Civil Society Statement
December 10, 2019
On behalf of 276 civil society organizations from around the world, we are calling upon the Climate Bonds Initiative (CBI) to abandon the certification of destructive hydropower projects as climate-friendly. The proposed hydropower criteria developed by CBI and its technical working group fall far short of acceptable standards and practice, and their adoption would pose a significant threat to rivers and the communities and freshwater species that depend on them.
If adopted, the CBI’s hydropower criteria would risk opening up a funding source that could prove profitable to dam operators and institutional investors with Paris-friendly branding, while making no meaningful contribution to stemming the climate crisis. Beyond permitting projects with dubious value to attract a new line of financing, the greatest risk of the proposed criteria is channeling scarce climate dollars toward projects that fail to help us confront the challenge of preventing a 2oC scenario and that exert increased pressure on freshwater biodiversity and the functioning of our water cycle.
In its eagerness to capitalize on the expanding market for climate-certified energy projects, the Climate Bonds Initiative has aligned itself with the International Hydropower Association (IHA), an industry body created to promote the interests of hydro companies and boost their image. In recent years, the IHA has rolled out a series of tools and guidance and advocated their use in lieu of established international standards and mechanisms for assessing the costs and benefits of hydropower.
The adverse environmental and social impacts of destructive hydroelectric dams are now well understood, ranging from displacing and impoverishing millions, particularly indigenous peoples, to driving the extinction of freshwater species and fragmenting rivers. Yet the CBI proposes to adopt the IHA’s own environmental, social and governance assessment tool as their principal source of assessment and verification. This would amount to little more than a box ticking exercise conducted by assessors accredited by the IHA itself – a glaring conflict of interest that lacks any meaningful oversight – making a mockery of international standards and conventions designed to protect rivers and the rights of communities. This would also be at odds with positive approaches adopted within the existing CBI standard for water infrastructure.

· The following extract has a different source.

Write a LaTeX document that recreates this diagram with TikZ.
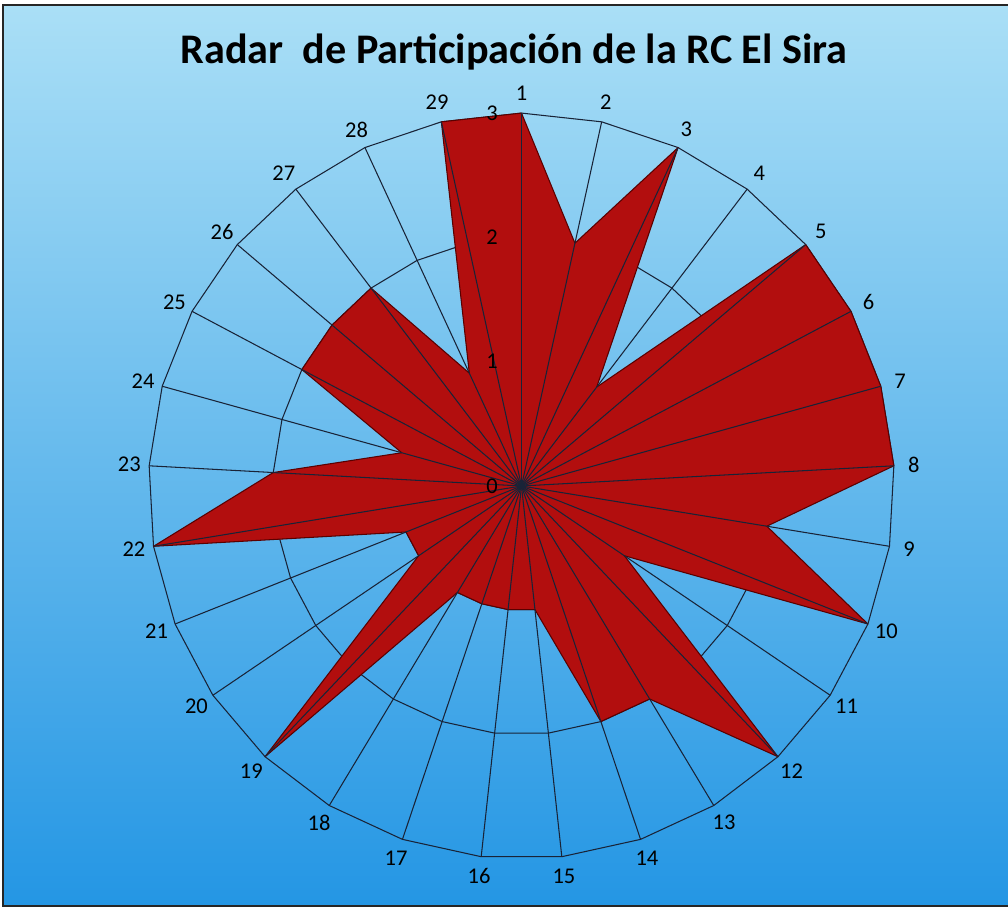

Besides profound damage to the hydrosphere – an important part of global climate system – hydropower reservoirs emit significant amounts of greenhouse gases, especially in the tropics. Dam reservoirs emit methane, a particularly potent greenhouse gas, and are a significant contributor to the climate crisis. Yet CBI’s proposed criteria set such a low bar that even high-emitting dams would qualify for CBI certification. This problem is compounded by CBI’s proposal to use the IHA’s own non-transparent emissions calculation tool, which systematically underestimates the greenhouse gas emissions from dams. Methane emissions from dams are highest in the first years of operation, thus incentivizing hydropower would contribute to a spike in emissions at the precise moment the world is trying to reduce GHG emissions to arrest the worst impacts of climate change.

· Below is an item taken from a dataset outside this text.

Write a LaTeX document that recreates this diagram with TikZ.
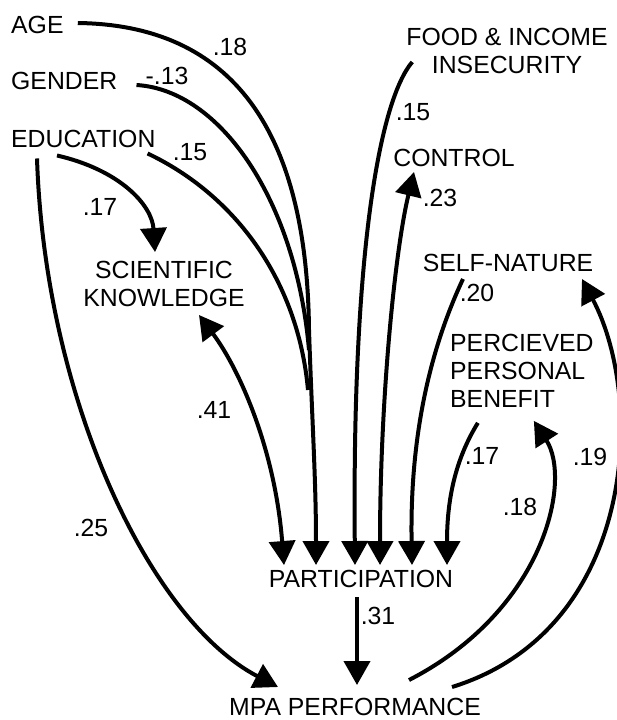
\documentclass[tikz,border=0pt]{standalone}
\usepackage{fontspec}
\setmainfont{Liberation Sans}
\usetikzlibrary{arrows.meta}

\begin{document}
\begin{tikzpicture}[x=1pt, y=-1pt,
    every node/.style={inner sep=0pt, font=\fontsize{24.8}{28}\selectfont},
    var/.style={align=center},
    plain/.style={line width=4pt},
    arr/.style={plain, -{Triangle[length=24pt,width=26pt]}},
    twoarr/.style={plain, {Triangle[length=24pt,width=26pt]}-{Triangle[length=24pt,width=26pt]}}]
  \useasboundingbox (0,0) rectangle (616,720);

  % variables
  \node[anchor=west] (age) at (11,24.5) {AGE};
  \node[anchor=west] (gender) at (11,81) {GENDER};
  \node[anchor=west] (edu) at (11,138.5) {EDUCATION};
  \node[var] (sci) at (164,284) {SCIENTIFIC\\KNOWLEDGE};
  \node[var] (food) at (507,51) {FOOD \& INCOME\\INSECURITY};
  \node (control) at (454,158) {CONTROL};
  \node (self) at (508,263) {SELF-NATURE};
  \node[align=left, anchor=west] (perc) at (450,371) {PERCIEVED\\PERSONAL\\BENEFIT};
  \node (part) at (361,579) {PARTICIPATION};
  \node (mpa) at (355,707) {MPA PERFORMANCE};

  % arrow ends above PARTICIPATION
  \foreach \i/\dx in {1/-77,2/-45,3/-6,4/19,5/51,6/86}
    \coordinate (in\i) at ([xshift=\dx pt,yshift=5pt]part.north);
  \coordinate (jGender) at (309,350);
  \coordinate (jEdu) at (308,390);

  % paths
  \draw[arr] ([xshift=14pt,yshift=1.5pt]age.east) .. controls (232,25) and (307,130) .. (309,330)
    .. controls (312,420) and (316,480) .. (in2);
  \draw[plain] ([xshift=19pt,yshift=-4pt]gender.east) .. controls (220,90) and (296,200) .. (jGender);
  \draw[plain] ([xshift=-8pt,yshift=-6pt]edu.south east) .. controls (235,195) and (298,280) .. (jEdu);
  \draw[arr] ([xshift=46pt,yshift=-8pt]edu.south west) .. controls (120,170) and (152,205) .. ([xshift=-9pt,yshift=9pt]sci.north);
  \draw[arr] ([xshift=26pt,yshift=-11pt]edu.south west) .. controls (45,400) and (150,620) .. ([xshift=-77pt,yshift=11pt]mpa.north);
  \draw[twoarr] ([xshift=35pt,yshift=-8pt]sci.south) .. controls (240,370) and (275,450) .. (in1);
  \draw[arr] ([xshift=6pt,yshift=-11pt]food.west) .. controls (380,100) and (352,250) .. (in3);
  \draw[twoarr] ([xshift=-40pt,yshift=-5pt]control.south) .. controls (395,250) and (380,400) .. (in4);
  \draw[arr] ([xshift=-45pt,yshift=-7pt]self.south) .. controls (425,360) and (410,450) .. (in5);
  \draw[arr] ([xshift=-44pt,yshift=-15pt]perc.south) .. controls (455,460) and (447,500) .. (in6);
  \draw[arr] ([xshift=-4pt,yshift=-9pt]part.south) -- ([xshift=2pt,yshift=13pt]mpa.north);
  \draw[arr] ([xshift=54pt,yshift=18pt]mpa.north) .. controls (545,610) and (572,480) .. ([xshift=12pt,yshift=-13pt]perc.south);
  \draw[arr] ([xshift=97pt,yshift=11pt]mpa.north) .. controls (636,630) and (646,400) .. ([xshift=74pt,yshift=-7pt]self.south);

  % coefficients
  \node (bAge) at (230,47) {.18};
  \node (bGender) at (167,76) {-.13};
  \node (bEdu) at (190,152) {.15};
  \node (bEduSci) at (100,207) {.17};
  \node (bSci) at (214,410) {.41};
  \node (bEduMpa) at (91,528) {.25};
  \node (bFood) at (413,112) {.15};
  \node (bControl) at (440,198) {.23};
  \node (bSelf) at (477,293) {.20};
  \node (bPerc) at (482,456) {.17};
  \node (bMpaPerc) at (520,507) {.18};
  \node (bMpaSelf) at (590,457) {.19};
  \node (bPart) at (378,616) {.31};
\end{tikzpicture}
\end{document}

Climate financing has the potential to play a critical role in ensuring positive outcomes for rivers. This could include: protecting threatened freshwater resources; restoring flows that facilitate reconnection of fragmented ecosystems; ensuring cultural and environmental flows determined in consultation with affected peoples; and promoting river restoration efforts such as the decommissioning of obsolete dams. This is of utmost importance because our freshwater resources are vital to sustain in an era of climate change. The CBI has already issued a separate standard for water infrastructure, which took an important step to help promote nature-based solutions to addressing climate change.
CBI’s hydropower criteria, on the other hand, would represent a step backward, sanctioning business-as-usual energy practices that further threaten our rivers. If approved, it would exacerbate global threats to freshwater biodiversity, undermine the cultural values and human rights of affected communities, and fail to make progress toward addressing the climate crisis. It would at the same time damage the reputation of the Climate Bonds Initiative and contribute to discrediting green bond finance mechanisms in general. Therefore, we call upon the CBI, its board and advisory bodies to abandon their pursuit of a hydropower standard that caters to the hydropower industry instead of providing meaningful solutions to address the climate crisis.